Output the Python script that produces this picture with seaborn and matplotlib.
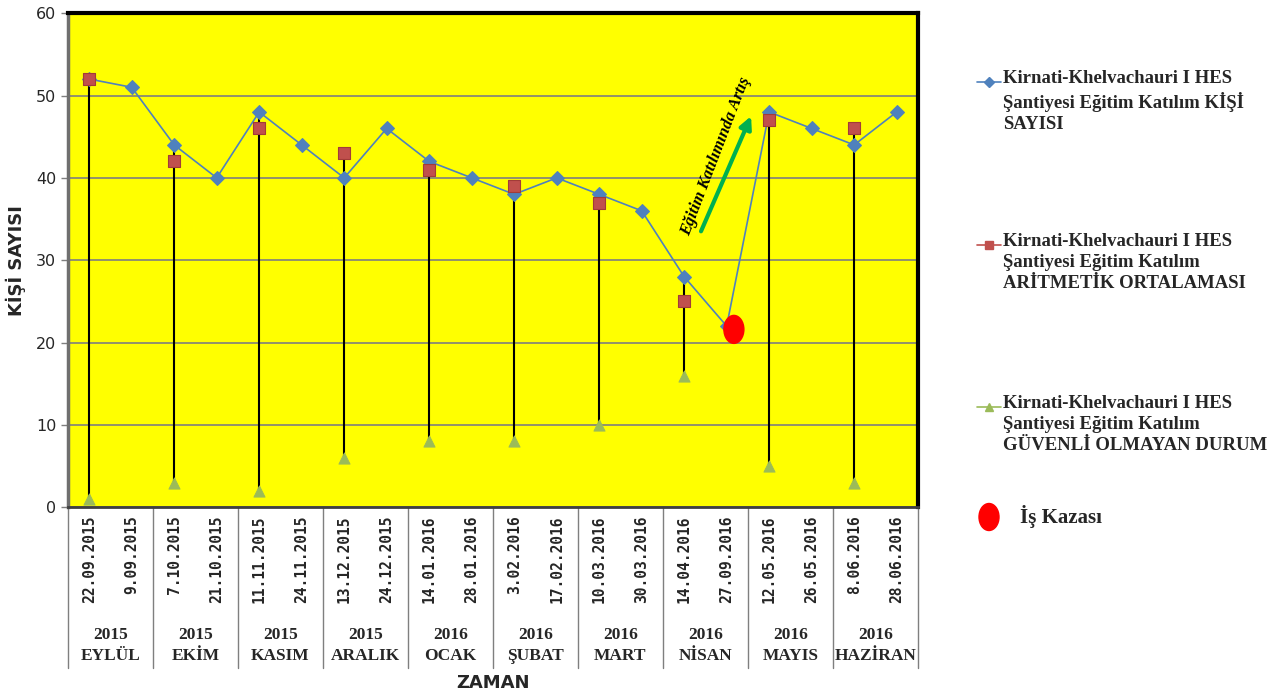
import numpy as np
import pandas as pd
import matplotlib
matplotlib.use("Agg")
import matplotlib.pyplot as plt
from matplotlib.lines import Line2D
from matplotlib.patches import Ellipse
import seaborn as sns

# Veriler
tarihler = ["22.09.2015", "9.09.2015", "7.10.2015", "21.10.2015", "11.11.2015",
            "24.11.2015", "13.12.2015", "24.12.2015", "14.01.2016", "28.01.2016",
            "3.02.2016", "17.02.2016", "10.03.2016", "30.03.2016", "14.04.2016",
            "27.09.2016", "12.05.2016", "26.05.2016", "8.06.2016", "28.06.2016"]
aylar = ["2015\nEYLÜL", "2015\nEKİM", "2015\nKASIM", "2015\nARALIK", "2016\nOCAK",
         "2016\nŞUBAT", "2016\nMART", "2016\nNİSAN", "2016\nMAYIS", "2016\nHAZİRAN"]
kisi_sayisi = [52, 51, 44, 40, 48, 44, 40, 46, 42, 40,
               38, 40, 38, 36, 28, 22, 48, 46, 44, 48]
# ayin ilk egitimi icin degerler
ortalama = [52, 42, 46, 43, 41, 39, 37, 25, 47, 46]
guvensiz = [1, 3, 2, 6, 8, 8, 10, 16, 5, 3]
kaza_idx = 15
kaza_deger = 21.6

etiket_kisi = "Kirnati-Khelvachauri I HES\nŞantiyesi Eğitim Katılım KİŞİ\nSAYISI"
etiket_ort = "Kirnati-Khelvachauri I HES\nŞantiyesi Eğitim Katılım\nARİTMETİK ORTALAMASI"
etiket_guv = "Kirnati-Khelvachauri I HES\nŞantiyesi Eğitim Katılım\nGÜVENLİ OLMAYAN DURUM"

MAVI = "#4F81BD"
KIRMIZI = "#C0504D"
YESIL = "#9BBB59"

sns.set_style("white")
plt.rcParams['font.family'] = ['DejaVu Sans']
serif = ['Liberation Serif', 'DejaVu Serif']

df = pd.DataFrame({"idx": np.arange(len(tarihler)), "tarih": tarihler, "kisi": kisi_sayisi})
ay_idx = np.arange(0, len(tarihler), 2)
df_ay = pd.DataFrame({"idx": ay_idx, "ortalama": ortalama, "guvensiz": guvensiz})

fig, ax = plt.subplots(figsize=(12.82, 6.93), dpi=100)
fig.subplots_adjust(left=0.053, right=0.716, bottom=0.268, top=0.981)
ax.set_facecolor("#FFFF00")

# high-low cizgileri
ust = np.maximum(df_ay["ortalama"].values, df["kisi"].values[ay_idx])
ax.vlines(df_ay["idx"], df_ay["guvensiz"], ust, color="black", lw=1.5, zorder=2)

sns.lineplot(data=df, x="idx", y="kisi", color=MAVI, lw=1.2, marker="D", markersize=7,
             markeredgecolor=MAVI, ax=ax, zorder=3)
sns.scatterplot(data=df_ay, x="idx", y="ortalama", marker="s", s=70, color=KIRMIZI,
                edgecolor="#A23B38", linewidth=0.8, ax=ax, zorder=4)
sns.scatterplot(data=df_ay, x="idx", y="guvensiz", marker="^", s=65, color=YESIL,
                edgecolor=YESIL, ax=ax, zorder=4)

# is kazasi
ax.add_patch(Ellipse((kaza_idx + 0.17, kaza_deger), width=0.47, height=3.4,
                     color="#FF0000", zorder=5))

# egitim katilimi artis oku
ax.annotate("", xy=(15.6, 47.8), xytext=(14.37, 33.2),
            arrowprops=dict(arrowstyle="-|>", color="#00B050", lw=3, mutation_scale=18))
ax.text(14.75, 42.6, "Eğitim Katılımında Artış", rotation=69, rotation_mode="anchor",
        ha="center", va="center", fontsize=12, fontweight="bold", fontstyle="italic",
        family=serif, color="black")

ax.set_xlim(-0.5, len(tarihler) - 0.5)
ax.set_ylim(0, 60)
ax.set_yticks(np.arange(0, 61, 10))
ax.yaxis.grid(True, color="#7F7F7F", lw=1.2)
ax.xaxis.grid(False)
ax.set_axisbelow(True)

ax.set_xticks(df["idx"])
ax.set_xticklabels(tarihler, rotation=90, fontfamily="DejaVu Sans Mono",
                   fontweight="bold", fontsize=10.5)
ax.tick_params(axis="x", length=0, pad=6)
ax.tick_params(axis="y", length=5, width=1, color="#7F7F7F", labelsize=11.5,
               labelcolor="#262626", left=True)

for s in ["top", "right"]:
    ax.spines[s].set_color("black")
    ax.spines[s].set_linewidth(3)
ax.spines["left"].set_color("#6F6F6F")
ax.spines["left"].set_linewidth(2.5)
ax.spines["bottom"].set_color("#404040")
ax.spines["bottom"].set_linewidth(2)

# ay ayiricilari ve etiketleri
trans = ax.get_xaxis_transform()
for b in np.arange(-0.5, len(tarihler), 2):
    ax.plot([b, b], [0, -0.326], transform=trans, color="#7F7F7F", lw=1, clip_on=False)
for i, ay in enumerate(aylar):
    ax.text(2 * i + 0.5, -0.279, ay, transform=trans, ha="center", va="center",
            fontsize=12.5, fontweight="bold", family=serif, linespacing=1.4)

ax.set_xlabel("ZAMAN", fontsize=13, fontweight="bold")
ax.xaxis.set_label_coords(0.5, -0.338)
ax.set_ylabel("KİŞİ SAYISI", fontsize=13, fontweight="bold")
ax.yaxis.set_label_coords(-0.049, 0.5)

# lejant
W, H = 1282, 693
def lejant(y_px, renk, marker, ms, metin):
    fig.add_artist(Line2D([977 / W, 1001 / W], [1 - y_px / H] * 2, color=renk, lw=1.2))
    fig.add_artist(Line2D([989 / W], [1 - y_px / H], color=renk, marker=marker,
                          markersize=ms, lw=0))
    fig.text(1003 / W, 1 - (y_px - 12) / H, metin, ha="left", va="top", fontsize=13.5,
             fontweight="bold", family=serif, linespacing=1.3)

lejant(82, MAVI, "D", 5, etiket_kisi)
lejant(245, KIRMIZI, "s", 6, etiket_ort)
lejant(407, YESIL, "^", 6, etiket_guv)
fig.add_artist(Ellipse((989 / W, 1 - 517 / H), width=20 / W, height=27 / H, color="#FF0000"))
fig.text(1020 / W, 1 - 517 / H, "İş Kazası", ha="left", va="center", fontsize=15,
         fontweight="bold", family=serif)

fig.savefig("out.png", dpi=100)
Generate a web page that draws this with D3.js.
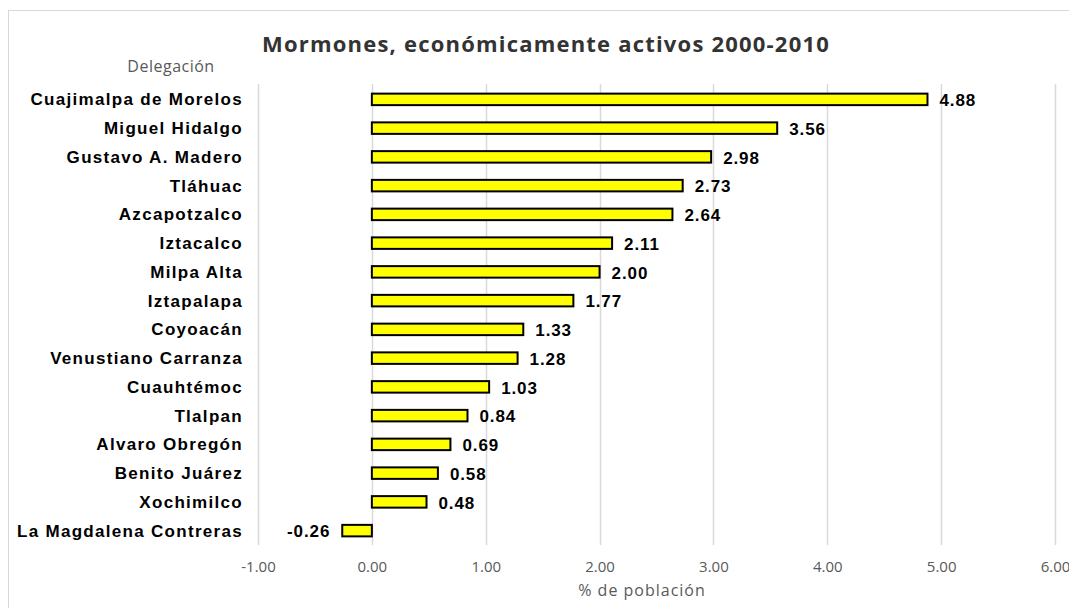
-=-=-=-=-
Print the complete listing exactly, apart from any pictures.

Output the Python script that produces this picture with seaborn and matplotlib.
import numpy as np
import pandas as pd
import matplotlib
matplotlib.use("Agg")
import matplotlib.pyplot as plt
from matplotlib.lines import Line2D
from matplotlib.patches import Ellipse
import seaborn as sns

# Veriler
tarihler = ["22.09.2015", "9.09.2015", "7.10.2015", "21.10.2015", "11.11.2015",
            "24.11.2015", "13.12.2015", "24.12.2015", "14.01.2016", "28.01.2016",
            "3.02.2016", "17.02.2016", "10.03.2016", "30.03.2016", "14.04.2016",
            "27.09.2016", "12.05.2016", "26.05.2016", "8.06.2016", "28.06.2016"]
aylar = ["2015\nEYLÜL", "2015\nEKİM", "2015\nKASIM", "2015\nARALIK", "2016\nOCAK",
         "2016\nŞUBAT", "2016\nMART", "2016\nNİSAN", "2016\nMAYIS", "2016\nHAZİRAN"]
kisi_sayisi = [52, 51, 44, 40, 48, 44, 40, 46, 42, 40,
               38, 40, 38, 36, 28, 22, 48, 46, 44, 48]
# ayin ilk egitimi icin degerler
ortalama = [52, 42, 46, 43, 41, 39, 37, 25, 47, 46]
guvensiz = [1, 3, 2, 6, 8, 8, 10, 16, 5, 3]
kaza_idx = 15
kaza_deger = 21.6

etiket_kisi = "Kirnati-Khelvachauri I HES\nŞantiyesi Eğitim Katılım KİŞİ\nSAYISI"
etiket_ort = "Kirnati-Khelvachauri I HES\nŞantiyesi Eğitim Katılım\nARİTMETİK ORTALAMASI"
etiket_guv = "Kirnati-Khelvachauri I HES\nŞantiyesi Eğitim Katılım\nGÜVENLİ OLMAYAN DURUM"

MAVI = "#4F81BD"
KIRMIZI = "#C0504D"
YESIL = "#9BBB59"

sns.set_style("white")
plt.rcParams['font.family'] = ['DejaVu Sans']
serif = ['Liberation Serif', 'DejaVu Serif']

df = pd.DataFrame({"idx": np.arange(len(tarihler)), "tarih": tarihler, "kisi": kisi_sayisi})
ay_idx = np.arange(0, len(tarihler), 2)
df_ay = pd.DataFrame({"idx": ay_idx, "ortalama": ortalama, "guvensiz": guvensiz})

fig, ax = plt.subplots(figsize=(12.82, 6.93), dpi=100)
fig.subplots_adjust(left=0.053, right=0.716, bottom=0.268, top=0.981)
ax.set_facecolor("#FFFF00")

# high-low cizgileri
ust = np.maximum(df_ay["ortalama"].values, df["kisi"].values[ay_idx])
ax.vlines(df_ay["idx"], df_ay["guvensiz"], ust, color="black", lw=1.5, zorder=2)

sns.lineplot(data=df, x="idx", y="kisi", color=MAVI, lw=1.2, marker="D", markersize=7,
             markeredgecolor=MAVI, ax=ax, zorder=3)
sns.scatterplot(data=df_ay, x="idx", y="ortalama", marker="s", s=70, color=KIRMIZI,
                edgecolor="#A23B38", linewidth=0.8, ax=ax, zorder=4)
sns.scatterplot(data=df_ay, x="idx", y="guvensiz", marker="^", s=65, color=YESIL,
                edgecolor=YESIL, ax=ax, zorder=4)

# is kazasi
ax.add_patch(Ellipse((kaza_idx + 0.17, kaza_deger), width=0.47, height=3.4,
                     color="#FF0000", zorder=5))

# egitim katilimi artis oku
ax.annotate("", xy=(15.6, 47.8), xytext=(14.37, 33.2),
            arrowprops=dict(arrowstyle="-|>", color="#00B050", lw=3, mutation_scale=18))
ax.text(14.75, 42.6, "Eğitim Katılımında Artış", rotation=69, rotation_mode="anchor",
        ha="center", va="center", fontsize=12, fontweight="bold", fontstyle="italic",
        family=serif, color="black")

ax.set_xlim(-0.5, len(tarihler) - 0.5)
ax.set_ylim(0, 60)
ax.set_yticks(np.arange(0, 61, 10))
ax.yaxis.grid(True, color="#7F7F7F", lw=1.2)
ax.xaxis.grid(False)
ax.set_axisbelow(True)

ax.set_xticks(df["idx"])
ax.set_xticklabels(tarihler, rotation=90, fontfamily="DejaVu Sans Mono",
                   fontweight="bold", fontsize=10.5)
ax.tick_params(axis="x", length=0, pad=6)
ax.tick_params(axis="y", length=5, width=1, color="#7F7F7F", labelsize=11.5,
               labelcolor="#262626", left=True)

for s in ["top", "right"]:
    ax.spines[s].set_color("black")
    ax.spines[s].set_linewidth(3)
ax.spines["left"].set_color("#6F6F6F")
ax.spines["left"].set_linewidth(2.5)
ax.spines["bottom"].set_color("#404040")
ax.spines["bottom"].set_linewidth(2)

# ay ayiricilari ve etiketleri
trans = ax.get_xaxis_transform()
for b in np.arange(-0.5, len(tarihler), 2):
    ax.plot([b, b], [0, -0.326], transform=trans, color="#7F7F7F", lw=1, clip_on=False)
for i, ay in enumerate(aylar):
    ax.text(2 * i + 0.5, -0.279, ay, transform=trans, ha="center", va="center",
            fontsize=12.5, fontweight="bold", family=serif, linespacing=1.4)

ax.set_xlabel("ZAMAN", fontsize=13, fontweight="bold")
ax.xaxis.set_label_coords(0.5, -0.338)
ax.set_ylabel("KİŞİ SAYISI", fontsize=13, fontweight="bold")
ax.yaxis.set_label_coords(-0.049, 0.5)

# lejant
W, H = 1282, 693
def lejant(y_px, renk, marker, ms, metin):
    fig.add_artist(Line2D([977 / W, 1001 / W], [1 - y_px / H] * 2, color=renk, lw=1.2))
    fig.add_artist(Line2D([989 / W], [1 - y_px / H], color=renk, marker=marker,
                          markersize=ms, lw=0))
    fig.text(1003 / W, 1 - (y_px - 12) / H, metin, ha="left", va="top", fontsize=13.5,
             fontweight="bold", family=serif, linespacing=1.3)

lejant(82, MAVI, "D", 5, etiket_kisi)
lejant(245, KIRMIZI, "s", 6, etiket_ort)
lejant(407, YESIL, "^", 6, etiket_guv)
fig.add_artist(Ellipse((989 / W, 1 - 517 / H), width=20 / W, height=27 / H, color="#FF0000"))
fig.text(1020 / W, 1 - 517 / H, "İş Kazası", ha="left", va="center", fontsize=15,
         fontweight="bold", family=serif)

fig.savefig("out.png", dpi=100)
Generate a web page that draws this with D3.js.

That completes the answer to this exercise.